Symbolism, Imagery, Allegory
When Hulga decides to change her name from Joy to Hulga, the following happens:
She had a vision of the name working like the ugly sweating Vulcan who stayed in the furnace and to whom, presumably the goddess had to come when called. She saw it as the name of her highest creative act. (16)
The "Ugly sweating Vulcan" that Hulga imagines was a Roman god, adapted from the Greek god Hephaestus, who's the god of fire, blacksmiths, stonemasons, and more. So right away, we can see her name change—via the Vulcan reference, and because the narrator comes right out and says as much—as an act of fiery creation. Which means it's a big deal. She isn't forging a basket, she's forging herself. Later in the same paragraph we're told:
One of her major triumphs was that her mother had not been able to turn her dust into Joy, but the greater one was that she had been able to turn it herself into Hulga. (16)

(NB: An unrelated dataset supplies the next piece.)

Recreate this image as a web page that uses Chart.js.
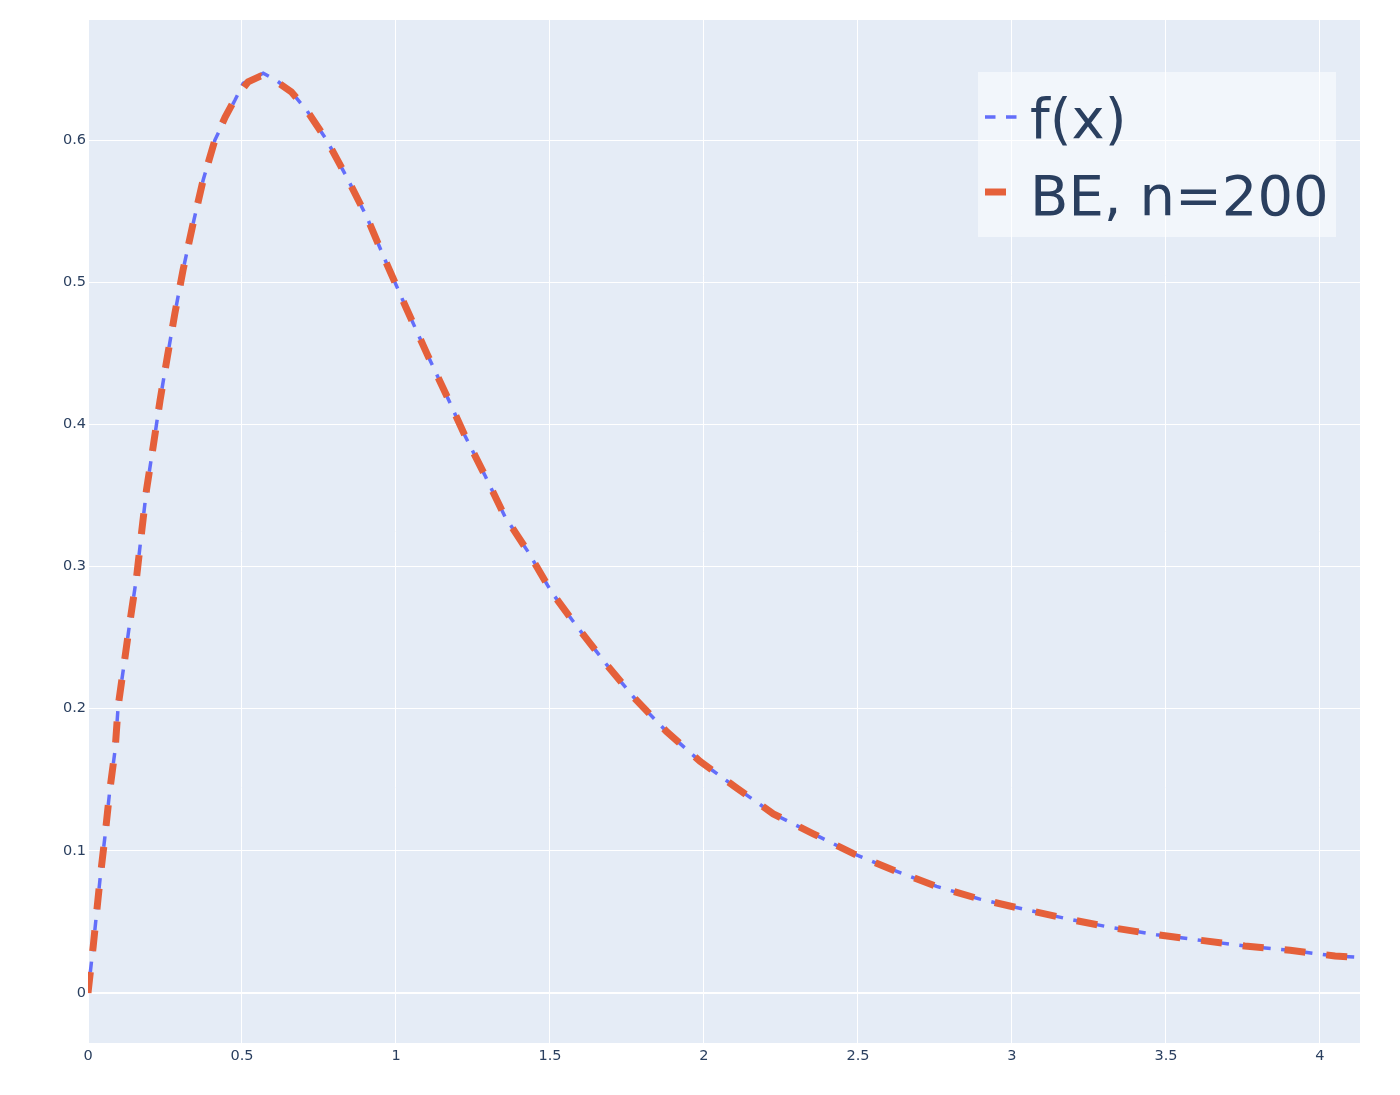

So yeah: Hulga is wresting her person away from her mother. And you know what? Hephaestus had a limp—a.k.a. a problem with his leg, just like someone we know and love. He's ugly— physically undesirable—and yet married to Aphrodite, the goddess of love, beauty, and procreation. In the first excerpt above, Aphrodite is the "goddess" who's referred to. But insofar as Hephaestus is a stand-in for the name Hulga, Hulga herself is the goddess being summoned. So in her "highest creative act," she is beautiful.